So here it is, my painting process, once again. I don't want anybody to treat it as a tutorial or something, I'm just presenting you how I did this painting.

Yes, this is going to be a long post.

The painting in all it's glory can be found here .



I don’t always work the same way. To be honest, I should probably do this kind step by step thing for each of my paintings to present all of them. Sometimes I start from a linear sketch, sometimes from wide smudges of colour (like with this one). Sometimes I start right away with precisely planned background and foreground, sometimes not. It’s not a routine, I just quickly sketch to capture the idea at first and then try out what works best and see where it all goes. Now let’s focus on the images above (open them in new tab to make them slightly bigger).

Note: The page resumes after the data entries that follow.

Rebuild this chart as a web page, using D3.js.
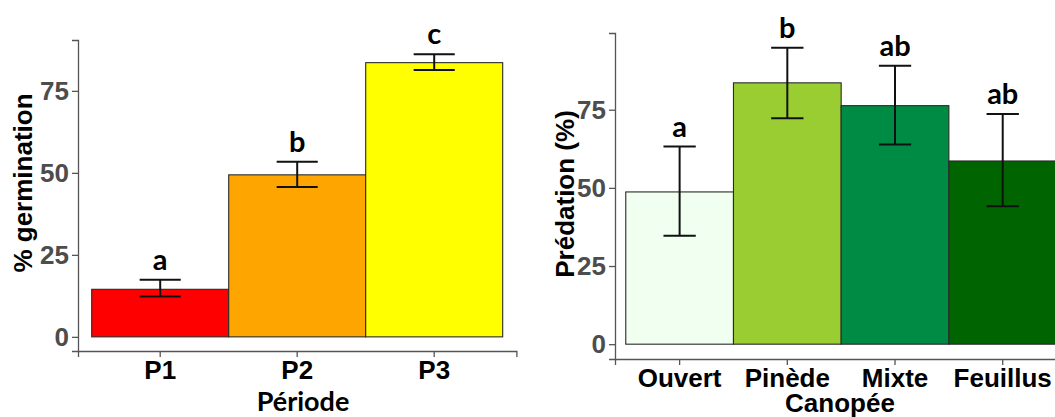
<!DOCTYPE html>
<html>
<head>
<meta charset="utf-8">
<script src="https://cdn.jsdelivr.net/npm/d3@7"></script>
<style>
  html, body { margin: 0; padding: 0; background: #ffffff; }
  svg { display: block; }
</style>
</head>
<body>
<svg id="chart" width="1055" height="417"></svg>
<script>
// ---- Data: left panel (germination by period) ----
const periodes = ["P1", "P2", "P3"];
const germMean = [14.5, 49.4, 83.6];
const germLow  = [12.3, 45.7, 81.4];
const germHigh = [17.4, 53.4, 86.2];
const germLetters = ["a", "b", "c"];
const germColors = ["#FF0000", "#FFA500", "#FFFF00"];

// ---- Data: right panel (predation by canopy) ----
const canopees = ["Ouvert", "Pinède", "Mixte", "Feuillus"];
const predMean = [48.7, 83.6, 76.3, 58.6];
const predLow  = [34.7, 72.3, 63.9, 44.1];
const predHigh = [63.2, 94.8, 89.1, 73.6];
const predLetters = ["a", "b", "ab", "ab"];
const predColors = ["#F0FFF0", "#9ACD32", "#008B45", "#006400"];

const yTicks = [0, 25, 50, 75];

const svg = d3.select("#chart");
const AX = "'Liberation Sans', Arial, sans-serif";
const LET = "Lato, 'Open Sans', sans-serif";

function panel(cfg) {
  const g = svg.append("g");
  const n = cfg.cats.length;
  const x = d3.scaleBand().domain(cfg.cats)
    .range([cfg.x0, cfg.x0 + cfg.step * (n + 0.2)])
    .paddingInner(0).paddingOuter(0.1);
  const maxV = d3.max(cfg.high);
  const y = d3.scaleLinear().domain([-0.05 * maxV, 1.05 * maxV]).range([cfg.yBottom, cfg.yTop]);

  const rows = cfg.cats.map((c, i) => ({c, m: cfg.mean[i], lo: cfg.low[i], hi: cfg.high[i], l: cfg.letters[i], col: cfg.colors[i]}));

  // bars
  g.selectAll("rect.bar").data(rows).join("rect")
    .attr("class", "bar")
    .attr("x", d => x(d.c)).attr("width", x.bandwidth())
    .attr("y", d => y(d.m)).attr("height", d => y(0) - y(d.m))
    .attr("fill", d => d.col).attr("stroke", "#2a2a2a").attr("stroke-width", 1.1);

  // error bars
  const ew = x.bandwidth() * 0.3;
  const cx = d => x(d.c) + x.bandwidth() / 2;
  const eb = g.selectAll("g.err").data(rows).join("g").attr("class", "err")
    .attr("stroke", "#111").attr("stroke-width", 2);
  eb.append("line").attr("x1", cx).attr("x2", cx)
    .attr("y1", d => y(d.lo)).attr("y2", d => y(d.hi));
  eb.append("line").attr("x1", d => cx(d) - ew / 2).attr("x2", d => cx(d) + ew / 2)
    .attr("y1", d => y(d.hi)).attr("y2", d => y(d.hi));
  eb.append("line").attr("x1", d => cx(d) - ew / 2).attr("x2", d => cx(d) + ew / 2)
    .attr("y1", d => y(d.lo)).attr("y2", d => y(d.lo));

  // letters
  g.selectAll("text.let").data(rows).join("text")
    .attr("class", "let")
    .attr("x", cx)
    .attr("y", d => y(d.hi) - 10)
    .attr("text-anchor", "middle")
    .attr("font-family", LET).attr("font-weight", 700).attr("font-size", 29)
    .attr("fill", "#000")
    .text(d => d.l);

  // y axis
  const yAxis = d3.axisLeft(y).tickValues(yTicks).tickSize(6).tickPadding(3);
  const ya = g.append("g").attr("transform", `translate(${cfg.x0},0)`).call(yAxis);
  ya.select(".domain").attr("stroke", "#555").attr("stroke-width", 1.3);
  ya.selectAll(".tick line").attr("stroke", "#555").attr("stroke-width", 1.3);
  ya.selectAll(".tick text").attr("font-family", AX).attr("font-weight", 700)
    .attr("font-size", 26).attr("fill", "#4D4D4D");

  // x axis
  const xAxis = d3.axisBottom(x).tickSize(6).tickPadding(4);
  const xa = g.append("g").attr("transform", `translate(0,${cfg.yBottom})`).call(xAxis);
  xa.select(".domain").attr("stroke", "#555").attr("stroke-width", 1.3);
  xa.selectAll(".tick line").attr("stroke", "#555").attr("stroke-width", 1.3);
  xa.selectAll(".tick text").attr("font-family", AX).attr("font-weight", 700)
    .attr("font-size", 26).attr("fill", "#000");

  // y title
  g.append("text")
    .attr("transform", `translate(${cfg.yTitleX},${cfg.yTitleY}) rotate(-90)`)
    .attr("text-anchor", "middle")
    .attr("font-family", AX).attr("font-weight", 700).attr("font-size", 26)
    .attr("fill", "#000").text(cfg.yTitle);
  return {x, y, g};
}

panel({cats: periodes, mean: germMean, low: germLow, high: germHigh, letters: germLetters, colors: germColors,
  x0: 78, step: 137, yTop: 40, yBottom: 351, yTitle: "% germination", yTitleX: 32, yTitleY: 183});

panel({cats: canopees, mean: predMean, low: predLow, high: predHigh, letters: predLetters, colors: predColors,
  x0: 615, step: 107.7, yTop: 33, yBottom: 359, yTitle: "Prédation (%)", yTitleX: 574, yTitleY: 194});

// x titles
svg.append("text").attr("x", 303).attr("y", 411).attr("text-anchor", "middle")
  .attr("font-family", LET).attr("font-weight", 700).attr("font-size", 27)
  .attr("fill", "#000").text("Période");
svg.append("text").attr("x", 840).attr("y", 412).attr("text-anchor", "middle")
  .attr("font-family", AX).attr("font-weight", 700).attr("font-size", 26)
  .attr("fill", "#000").text("Canopée");
</script>
</body>
</html>
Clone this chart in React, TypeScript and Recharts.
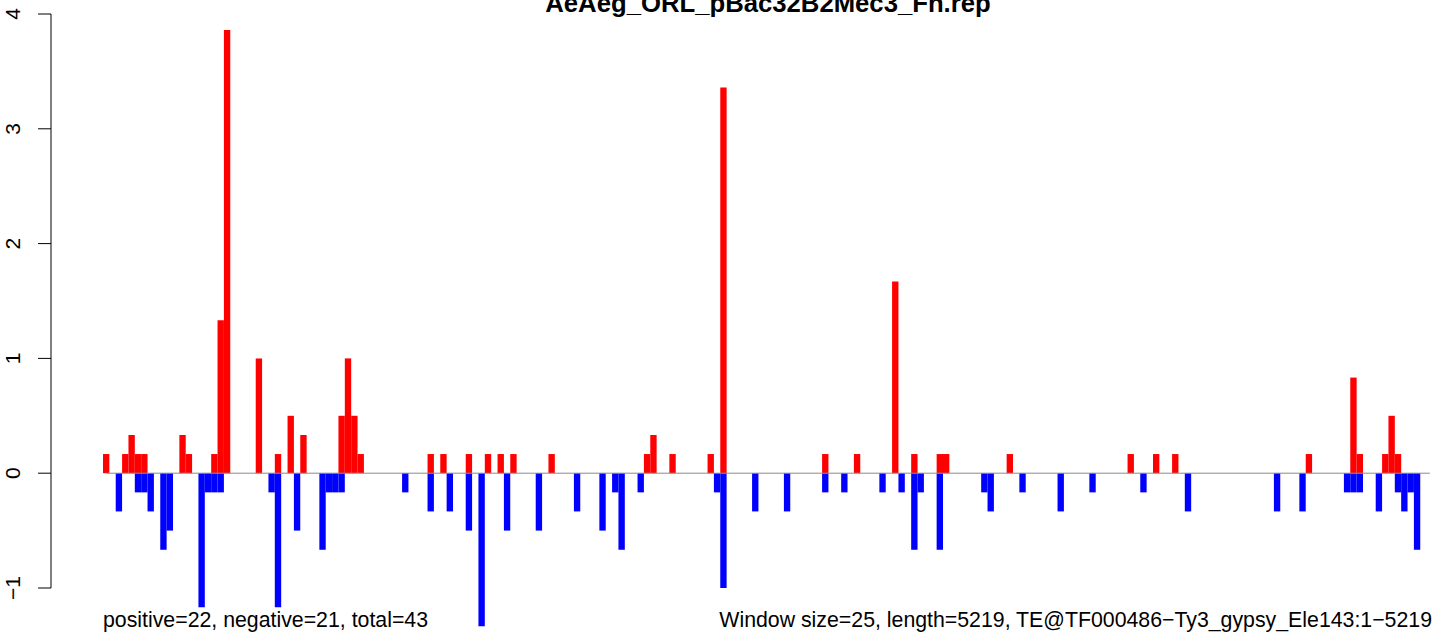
import { BarChart, Bar, XAxis, YAxis, ReferenceLine } from "recharts";

// 5219 bp in windows of 25 bp
const windowCount = 209;

// window index -> value
const positiveWindows = [
  0, 3, 4, 5, 6, 12, 13, 17, 18, 19, 24, 27, 29, 31, 37, 38, 39, 40, 51, 53,
  57, 60, 62, 64, 70, 85, 86, 89, 95, 97, 113, 118, 124, 127, 131, 132, 142,
  161, 165, 168, 189, 196, 197, 201, 202, 203,
];
const positiveValues = [
  0.167, 0.167, 0.333, 0.167, 0.167, 0.333, 0.167, 0.167, 1.333, 3.86, 1,
  0.167, 0.5, 0.333, 0.5, 1, 0.5, 0.167, 0.167, 0.167, 0.167, 0.167, 0.167,
  0.167, 0.167, 0.167, 0.333, 0.167, 0.167, 3.36, 0.167, 0.167, 1.67, 0.167,
  0.167, 0.167, 0.167, 0.167, 0.167, 0.167, 0.167, 0.833, 0.167, 0.167, 0.5,
  0.167,
];

const negativeWindows = [
  2, 5, 6, 7, 9, 10, 15, 16, 17, 18, 26, 27, 30, 34, 35, 36, 37, 47, 51, 54,
  57, 59, 63, 68, 74, 78, 80, 81, 84, 96, 97, 102, 107, 113, 116, 122, 125,
  127, 128, 131, 138, 139, 144, 150, 155, 163, 170, 184, 188, 195, 196, 197,
  200, 203, 204, 205, 206,
];
const negativeValues = [
  -0.333, -0.167, -0.167, -0.333, -0.667, -0.5, -1.167, -0.167, -0.167,
  -0.167, -0.167, -1.167, -0.5, -0.667, -0.167, -0.167, -0.167, -0.167,
  -0.333, -0.333, -0.5, -1.333, -0.5, -0.5, -0.333, -0.5, -0.167, -0.667,
  -0.167, -0.167, -1, -0.333, -0.333, -0.167, -0.167, -0.167, -0.167, -0.667,
  -0.167, -0.667, -0.167, -0.333, -0.167, -0.333, -0.167, -0.167, -0.333,
  -0.333, -0.333, -0.167, -0.167, -0.167, -0.333, -0.167, -0.333, -0.167,
  -0.667,
];

const yTicks = [-1, 0, 1, 2, 3, 4];

const title = "AeAeg_ORL_pBac32B2Mec3_Fn.rep";
const leftNote = "positive=22, negative=21, total=43";
const rightNote =
  "Window size=25, length=5219, TE@TF000486\u2212Ty3_gypsy_Ele143:1\u22125219";

const data = Array.from({ length: windowCount }, (_, i) => ({
  win: i,
  pos: 0,
  neg: 0,
}));
positiveWindows.forEach((w, k) => (data[w].pos = positiveValues[k]));
negativeWindows.forEach((w, k) => (data[w].neg = negativeValues[k]));

const font = "'Liberation Sans', Arial, Helvetica, sans-serif";

// plot box 103..1433 px, one band per window; red and blue share the band
const band = 1330 / windowCount;

const YTick = (props: any) => {
  const { y, payload } = props;
  const label = String(payload.value).replace("-", "\u2212");
  return (
    <text
      x={20}
      y={y}
      transform={`rotate(-90 20 ${y})`}
      textAnchor="middle"
      fontFamily={font}
      fontSize={21}
      fill="#000"
    >
      {label}
    </text>
  );
};

const App = () => {
  return (
    <div style={{ position: "absolute", left: 0, top: 0, background: "#fff" }}>
      {/* bars below -1 run past the plot box, as in the original */}
      <style>{`.recharts-bar-rectangles, .recharts-bar, .recharts-layer { clip-path: none !important; }`}</style>
      <BarChart
        width={1444}
        height={636}
        data={data}
        barCategoryGap={0}
        barGap={-band - 0.01}
        barSize={band}
        margin={{ top: 14, right: 11, bottom: 48, left: 0 }}
      >
        <XAxis dataKey="win" hide padding={{ left: 52, right: 0 }} />
        <YAxis
          width={51}
          domain={[-1, 4]}
          ticks={yTicks}
          tickSize={13}
          tick={<YTick />}
          axisLine={{ stroke: "#000", strokeWidth: 1 }}
          tickLine={{ stroke: "#000", strokeWidth: 1 }}
          allowDataOverflow
        />
        <ReferenceLine
          segment={[
            { x: 0, y: 0 },
            { x: windowCount - 1, y: 0 },
          ]}
          stroke="#8a8a8a"
          strokeWidth={1}
        />
        <Bar dataKey="pos" fill="#ff0000" isAnimationActive={false} />
        <Bar dataKey="neg" fill="#0000ff" isAnimationActive={false} />
        <text
          x={768}
          y={11.5}
          textAnchor="middle"
          fontFamily={font}
          fontWeight="bold"
          fontSize={25.7}
          fill="#000"
        >
          {title}
        </text>
        <text x={103} y={627} fontFamily={font} fontSize={21.3} fill="#000">
          {leftNote}
        </text>
        <text
          x={1432}
          y={627}
          textAnchor="end"
          fontFamily={font}
          fontSize={21.3}
          fill="#000"
        >
          {rightNote}
        </text>
      </BarChart>
    </div>
  );
};

export default App;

1. As you can see, I started with the very dark background and put a colourful blur shaped (roughly) almost like a face. The colour is some sort of middle ground between the background and lightest tones of the skin colour I planned. I need this “dense” base, because later I want to use brushes that give sometimes very wide splatters and I don’t want the background to show through them.

2. Then I put some lighter tone and started giving my blur the shape of face.

3. Marking the deepest shadows - eyebrows, eyelashes, nose, lips, ear. The face still looks rather flat, but now after placing those elements I can already tell if I captured the resemblance of the person I’m portraying, at least a little bit. How to capture a resemblance, you may ask? Well, in a nutshell: stare, analyze, stare, analyze, draw, do some more staring and more analyzing. And draw lots and lots of heads and faces (have you seen my gallery? so now you understand).

4. Now it’s time to do some shading to make the face look more 3 dimensional. Light above the eyebrow to form the shape of the forehead, light below the eye to form the cheeks. And so on.

5. Here I did some more shading and now painted the lips (it’s rather rare to do them properly at the first time, but they seemed quite fine, so I just coloured them and didn’t bother to fix them until the very last stage of the painting).

6. Putting more blush on the cheeks and on the nose to make her look more life like (skin is usually more red on the nose, cheeks, ears and around the lips of course) and slightly fixing her chin.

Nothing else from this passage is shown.